Using the records that follow, reproduce exactly the lines starting at the line containing "Write a web" and ending at the line containing "const xDomain = [-90, 90], yDomain = [0, 90];". Include both end lines and no pictures.
##### Materials provided #####
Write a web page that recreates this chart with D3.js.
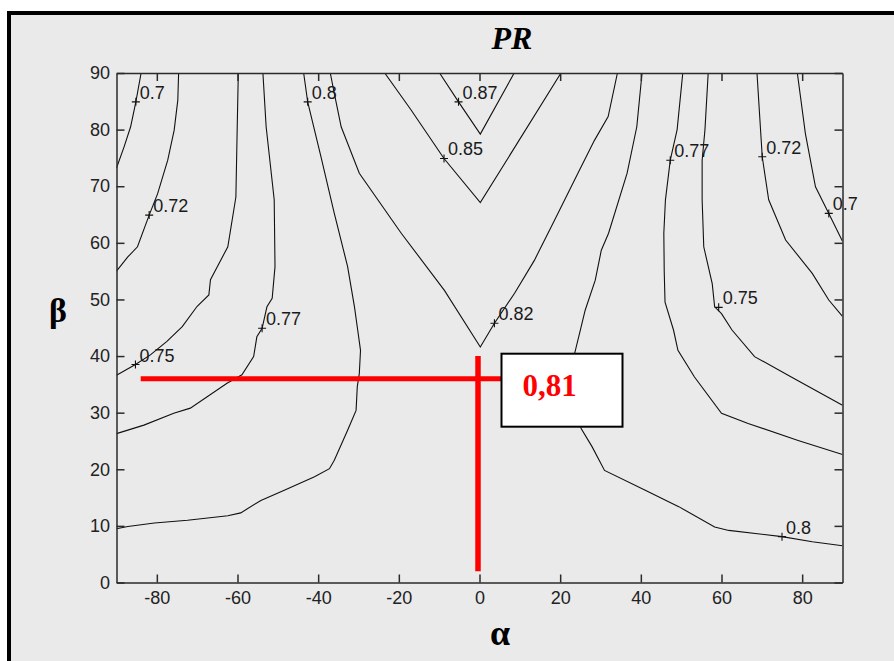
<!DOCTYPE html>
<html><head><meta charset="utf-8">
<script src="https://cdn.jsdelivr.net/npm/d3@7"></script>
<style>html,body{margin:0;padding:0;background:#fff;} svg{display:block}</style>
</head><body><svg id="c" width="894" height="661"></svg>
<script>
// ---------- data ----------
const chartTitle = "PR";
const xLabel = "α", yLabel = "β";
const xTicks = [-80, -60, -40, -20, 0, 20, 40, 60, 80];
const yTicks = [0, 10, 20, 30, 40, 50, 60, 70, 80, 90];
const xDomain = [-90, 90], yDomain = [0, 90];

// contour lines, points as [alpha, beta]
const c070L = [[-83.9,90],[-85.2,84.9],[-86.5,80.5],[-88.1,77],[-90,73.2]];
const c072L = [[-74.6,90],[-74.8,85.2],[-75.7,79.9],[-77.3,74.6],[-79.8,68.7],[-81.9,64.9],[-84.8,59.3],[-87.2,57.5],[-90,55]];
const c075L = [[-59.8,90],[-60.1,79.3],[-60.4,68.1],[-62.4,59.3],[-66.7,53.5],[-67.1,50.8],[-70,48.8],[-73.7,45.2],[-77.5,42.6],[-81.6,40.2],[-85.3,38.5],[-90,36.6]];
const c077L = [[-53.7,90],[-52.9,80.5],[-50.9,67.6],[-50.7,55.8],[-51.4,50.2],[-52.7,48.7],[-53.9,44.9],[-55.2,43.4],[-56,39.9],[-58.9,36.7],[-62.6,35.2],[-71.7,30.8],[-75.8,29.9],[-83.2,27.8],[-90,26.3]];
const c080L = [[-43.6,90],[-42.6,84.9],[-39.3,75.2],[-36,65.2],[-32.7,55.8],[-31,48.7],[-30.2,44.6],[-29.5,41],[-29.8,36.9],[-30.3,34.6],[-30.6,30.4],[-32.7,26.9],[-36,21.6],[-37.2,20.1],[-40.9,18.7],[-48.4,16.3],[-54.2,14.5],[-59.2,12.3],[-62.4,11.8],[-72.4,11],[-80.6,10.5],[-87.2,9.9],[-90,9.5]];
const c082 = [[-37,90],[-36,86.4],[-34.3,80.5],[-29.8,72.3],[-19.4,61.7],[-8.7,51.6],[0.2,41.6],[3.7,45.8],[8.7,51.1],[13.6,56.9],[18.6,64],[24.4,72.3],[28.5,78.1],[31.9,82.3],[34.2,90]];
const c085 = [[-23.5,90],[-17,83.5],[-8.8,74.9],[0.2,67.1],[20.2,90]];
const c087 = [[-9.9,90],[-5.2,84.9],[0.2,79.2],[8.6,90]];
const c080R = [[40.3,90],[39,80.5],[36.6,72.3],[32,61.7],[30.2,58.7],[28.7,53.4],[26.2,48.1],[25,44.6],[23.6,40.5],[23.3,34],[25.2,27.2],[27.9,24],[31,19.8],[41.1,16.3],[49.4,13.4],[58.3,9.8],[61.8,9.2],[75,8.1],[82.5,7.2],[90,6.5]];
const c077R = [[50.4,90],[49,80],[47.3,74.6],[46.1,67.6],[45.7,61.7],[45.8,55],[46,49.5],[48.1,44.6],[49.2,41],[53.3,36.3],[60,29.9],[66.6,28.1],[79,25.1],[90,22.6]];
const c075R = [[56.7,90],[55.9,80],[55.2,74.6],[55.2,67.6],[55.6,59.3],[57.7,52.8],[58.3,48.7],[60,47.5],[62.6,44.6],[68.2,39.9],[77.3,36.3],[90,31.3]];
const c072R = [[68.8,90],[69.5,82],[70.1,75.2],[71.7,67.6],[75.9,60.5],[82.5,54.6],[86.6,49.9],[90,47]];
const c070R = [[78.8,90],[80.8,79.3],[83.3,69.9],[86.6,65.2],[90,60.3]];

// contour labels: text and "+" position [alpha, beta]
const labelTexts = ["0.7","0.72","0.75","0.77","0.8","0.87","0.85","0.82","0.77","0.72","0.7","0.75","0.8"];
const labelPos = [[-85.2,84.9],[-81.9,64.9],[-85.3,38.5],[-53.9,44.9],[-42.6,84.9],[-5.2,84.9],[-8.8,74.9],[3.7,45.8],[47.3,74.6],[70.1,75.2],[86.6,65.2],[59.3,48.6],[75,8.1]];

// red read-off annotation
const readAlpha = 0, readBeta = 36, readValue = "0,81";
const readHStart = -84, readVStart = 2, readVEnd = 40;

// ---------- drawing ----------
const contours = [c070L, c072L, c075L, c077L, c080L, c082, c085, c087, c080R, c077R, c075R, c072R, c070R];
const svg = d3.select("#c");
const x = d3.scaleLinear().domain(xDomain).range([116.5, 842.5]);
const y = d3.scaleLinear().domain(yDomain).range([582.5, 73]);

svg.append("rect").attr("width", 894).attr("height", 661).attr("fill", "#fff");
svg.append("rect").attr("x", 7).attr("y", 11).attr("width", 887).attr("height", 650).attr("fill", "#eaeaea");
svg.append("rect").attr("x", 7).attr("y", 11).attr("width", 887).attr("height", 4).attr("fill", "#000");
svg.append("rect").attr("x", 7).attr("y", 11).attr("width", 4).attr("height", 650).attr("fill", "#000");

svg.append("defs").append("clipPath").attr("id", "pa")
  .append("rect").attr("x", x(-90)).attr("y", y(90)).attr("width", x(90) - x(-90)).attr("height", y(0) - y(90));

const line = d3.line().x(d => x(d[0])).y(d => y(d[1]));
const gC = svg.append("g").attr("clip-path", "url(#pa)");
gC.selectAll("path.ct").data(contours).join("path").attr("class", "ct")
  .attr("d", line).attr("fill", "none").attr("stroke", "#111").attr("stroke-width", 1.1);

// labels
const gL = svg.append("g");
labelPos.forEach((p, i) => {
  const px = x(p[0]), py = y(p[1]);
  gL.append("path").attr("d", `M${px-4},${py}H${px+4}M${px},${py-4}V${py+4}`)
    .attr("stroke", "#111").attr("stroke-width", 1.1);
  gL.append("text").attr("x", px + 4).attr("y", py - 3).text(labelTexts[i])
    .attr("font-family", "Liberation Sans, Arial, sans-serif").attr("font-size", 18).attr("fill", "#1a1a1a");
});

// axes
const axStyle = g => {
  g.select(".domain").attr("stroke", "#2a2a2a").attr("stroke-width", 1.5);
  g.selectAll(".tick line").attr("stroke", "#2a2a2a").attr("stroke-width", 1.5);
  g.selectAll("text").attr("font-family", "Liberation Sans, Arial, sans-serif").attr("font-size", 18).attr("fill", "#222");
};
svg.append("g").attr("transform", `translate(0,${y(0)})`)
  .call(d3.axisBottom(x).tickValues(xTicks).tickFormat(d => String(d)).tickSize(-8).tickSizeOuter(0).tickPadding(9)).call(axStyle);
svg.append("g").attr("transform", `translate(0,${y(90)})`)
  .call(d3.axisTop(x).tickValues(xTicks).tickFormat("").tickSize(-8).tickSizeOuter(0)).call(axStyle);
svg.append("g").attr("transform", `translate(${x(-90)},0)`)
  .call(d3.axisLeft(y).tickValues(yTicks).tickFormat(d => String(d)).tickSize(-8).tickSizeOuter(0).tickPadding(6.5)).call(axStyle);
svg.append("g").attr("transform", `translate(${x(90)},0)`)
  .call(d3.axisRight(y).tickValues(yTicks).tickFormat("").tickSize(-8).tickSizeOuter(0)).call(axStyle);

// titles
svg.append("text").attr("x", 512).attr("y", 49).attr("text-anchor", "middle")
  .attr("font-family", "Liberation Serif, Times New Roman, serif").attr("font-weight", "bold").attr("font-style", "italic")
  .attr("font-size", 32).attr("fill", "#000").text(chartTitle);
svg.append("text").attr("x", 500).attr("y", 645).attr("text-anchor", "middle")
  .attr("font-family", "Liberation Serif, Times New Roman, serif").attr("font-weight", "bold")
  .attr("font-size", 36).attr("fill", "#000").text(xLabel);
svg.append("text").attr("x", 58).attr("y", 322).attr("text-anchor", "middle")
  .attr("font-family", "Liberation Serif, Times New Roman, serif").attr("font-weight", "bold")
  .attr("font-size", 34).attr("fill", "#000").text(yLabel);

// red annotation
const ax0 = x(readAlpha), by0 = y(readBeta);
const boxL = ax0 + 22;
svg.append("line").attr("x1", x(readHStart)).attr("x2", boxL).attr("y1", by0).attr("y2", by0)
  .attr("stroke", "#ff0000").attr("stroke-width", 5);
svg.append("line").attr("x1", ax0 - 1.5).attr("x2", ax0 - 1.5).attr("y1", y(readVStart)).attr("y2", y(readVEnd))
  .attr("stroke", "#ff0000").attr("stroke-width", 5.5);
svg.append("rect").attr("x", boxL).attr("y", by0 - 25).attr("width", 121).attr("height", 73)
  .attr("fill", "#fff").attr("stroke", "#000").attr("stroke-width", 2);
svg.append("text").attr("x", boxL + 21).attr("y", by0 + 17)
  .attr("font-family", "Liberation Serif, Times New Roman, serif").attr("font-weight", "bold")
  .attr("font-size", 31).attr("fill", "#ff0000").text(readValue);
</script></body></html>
#####
##### Materials provided #####
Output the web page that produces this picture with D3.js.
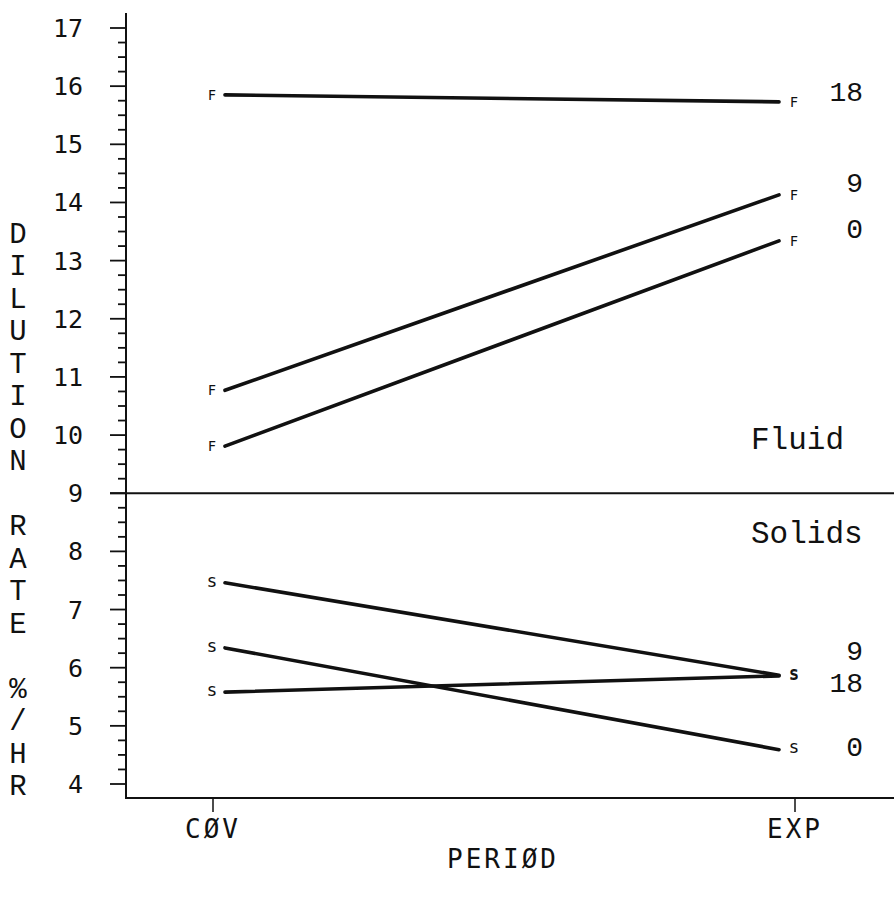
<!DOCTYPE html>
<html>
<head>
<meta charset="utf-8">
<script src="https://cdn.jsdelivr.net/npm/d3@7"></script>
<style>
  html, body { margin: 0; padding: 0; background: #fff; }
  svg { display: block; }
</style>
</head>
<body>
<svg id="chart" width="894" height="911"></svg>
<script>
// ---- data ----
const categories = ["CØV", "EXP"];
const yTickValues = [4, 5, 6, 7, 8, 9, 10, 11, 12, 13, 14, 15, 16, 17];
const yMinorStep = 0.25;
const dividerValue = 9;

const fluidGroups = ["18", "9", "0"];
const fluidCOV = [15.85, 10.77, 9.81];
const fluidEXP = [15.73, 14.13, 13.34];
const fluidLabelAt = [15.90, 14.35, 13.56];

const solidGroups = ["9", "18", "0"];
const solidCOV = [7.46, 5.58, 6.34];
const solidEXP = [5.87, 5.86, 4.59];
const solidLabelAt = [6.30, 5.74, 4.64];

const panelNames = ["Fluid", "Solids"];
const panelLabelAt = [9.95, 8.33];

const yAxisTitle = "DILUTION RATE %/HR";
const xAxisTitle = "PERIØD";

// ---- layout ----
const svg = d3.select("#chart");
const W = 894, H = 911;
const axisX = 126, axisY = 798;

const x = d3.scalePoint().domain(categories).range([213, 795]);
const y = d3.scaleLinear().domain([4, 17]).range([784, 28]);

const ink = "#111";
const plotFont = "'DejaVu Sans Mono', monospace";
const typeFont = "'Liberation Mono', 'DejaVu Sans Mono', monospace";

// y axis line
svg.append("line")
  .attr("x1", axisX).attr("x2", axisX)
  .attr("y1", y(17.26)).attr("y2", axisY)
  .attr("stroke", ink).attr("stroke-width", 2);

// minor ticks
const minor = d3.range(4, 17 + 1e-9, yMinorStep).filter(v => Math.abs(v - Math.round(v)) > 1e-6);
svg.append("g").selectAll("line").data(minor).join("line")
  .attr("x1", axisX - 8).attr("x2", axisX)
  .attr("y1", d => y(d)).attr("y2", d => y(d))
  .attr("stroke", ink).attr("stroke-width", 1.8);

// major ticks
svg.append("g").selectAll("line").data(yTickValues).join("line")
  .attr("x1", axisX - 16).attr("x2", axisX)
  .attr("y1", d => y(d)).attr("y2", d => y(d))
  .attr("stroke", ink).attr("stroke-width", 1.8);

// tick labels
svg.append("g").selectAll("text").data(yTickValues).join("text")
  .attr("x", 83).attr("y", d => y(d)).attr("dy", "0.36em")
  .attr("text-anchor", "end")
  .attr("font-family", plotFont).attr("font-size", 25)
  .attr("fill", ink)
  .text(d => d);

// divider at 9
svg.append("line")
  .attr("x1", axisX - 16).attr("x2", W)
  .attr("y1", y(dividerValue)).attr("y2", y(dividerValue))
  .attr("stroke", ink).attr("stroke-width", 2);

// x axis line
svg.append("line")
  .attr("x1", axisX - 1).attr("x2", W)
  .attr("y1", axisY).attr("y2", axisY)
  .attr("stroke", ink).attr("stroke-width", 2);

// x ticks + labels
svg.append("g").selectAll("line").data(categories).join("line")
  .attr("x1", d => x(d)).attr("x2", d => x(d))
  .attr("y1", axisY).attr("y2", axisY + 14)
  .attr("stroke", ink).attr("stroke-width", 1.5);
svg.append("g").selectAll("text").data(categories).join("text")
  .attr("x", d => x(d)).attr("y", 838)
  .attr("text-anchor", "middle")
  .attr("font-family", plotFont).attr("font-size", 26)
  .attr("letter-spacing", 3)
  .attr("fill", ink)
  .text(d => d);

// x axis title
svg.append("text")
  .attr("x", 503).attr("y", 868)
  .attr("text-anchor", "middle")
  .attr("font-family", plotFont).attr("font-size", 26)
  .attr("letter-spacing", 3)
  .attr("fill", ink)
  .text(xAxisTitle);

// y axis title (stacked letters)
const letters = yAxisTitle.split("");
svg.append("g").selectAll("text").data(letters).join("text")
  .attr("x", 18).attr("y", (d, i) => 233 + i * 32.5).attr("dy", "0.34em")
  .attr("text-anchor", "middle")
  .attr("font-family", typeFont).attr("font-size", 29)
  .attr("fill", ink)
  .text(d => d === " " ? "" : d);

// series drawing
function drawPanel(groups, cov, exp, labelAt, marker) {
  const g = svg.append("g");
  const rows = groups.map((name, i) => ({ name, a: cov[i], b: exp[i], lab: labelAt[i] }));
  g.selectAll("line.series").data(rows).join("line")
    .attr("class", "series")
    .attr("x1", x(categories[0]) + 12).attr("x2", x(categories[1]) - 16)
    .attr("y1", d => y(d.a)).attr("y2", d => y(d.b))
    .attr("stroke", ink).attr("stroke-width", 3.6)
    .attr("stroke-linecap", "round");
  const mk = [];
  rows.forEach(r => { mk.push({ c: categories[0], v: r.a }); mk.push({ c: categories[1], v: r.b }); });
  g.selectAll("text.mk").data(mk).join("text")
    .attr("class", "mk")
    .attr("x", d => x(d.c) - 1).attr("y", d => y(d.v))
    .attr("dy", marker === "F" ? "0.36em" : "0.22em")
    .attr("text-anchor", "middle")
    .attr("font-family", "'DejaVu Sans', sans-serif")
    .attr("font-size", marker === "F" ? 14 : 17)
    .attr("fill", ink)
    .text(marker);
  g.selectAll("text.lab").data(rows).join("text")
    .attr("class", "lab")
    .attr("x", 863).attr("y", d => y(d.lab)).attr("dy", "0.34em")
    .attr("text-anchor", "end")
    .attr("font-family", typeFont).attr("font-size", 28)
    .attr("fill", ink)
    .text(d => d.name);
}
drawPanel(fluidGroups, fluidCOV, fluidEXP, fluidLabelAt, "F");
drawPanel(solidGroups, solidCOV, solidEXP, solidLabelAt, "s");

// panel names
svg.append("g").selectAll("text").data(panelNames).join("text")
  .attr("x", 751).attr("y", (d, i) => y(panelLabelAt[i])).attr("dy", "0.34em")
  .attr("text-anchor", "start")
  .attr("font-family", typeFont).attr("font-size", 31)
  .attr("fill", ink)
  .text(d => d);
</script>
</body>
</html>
#####
■ Solved exercise:
Write a web page that recreates this chart with D3.js.
<!DOCTYPE html>
<html><head><meta charset="utf-8">
<script src="https://cdn.jsdelivr.net/npm/d3@7"></script>
<style>html,body{margin:0;padding:0;background:#fff;} svg{display:block}</style>
</head><body><svg id="c" width="894" height="661"></svg>
<script>
// ---------- data ----------
const chartTitle = "PR";
const xLabel = "α", yLabel = "β";
const xTicks = [-80, -60, -40, -20, 0, 20, 40, 60, 80];
const yTicks = [0, 10, 20, 30, 40, 50, 60, 70, 80, 90];
const xDomain = [-90, 90], yDomain = [0, 90];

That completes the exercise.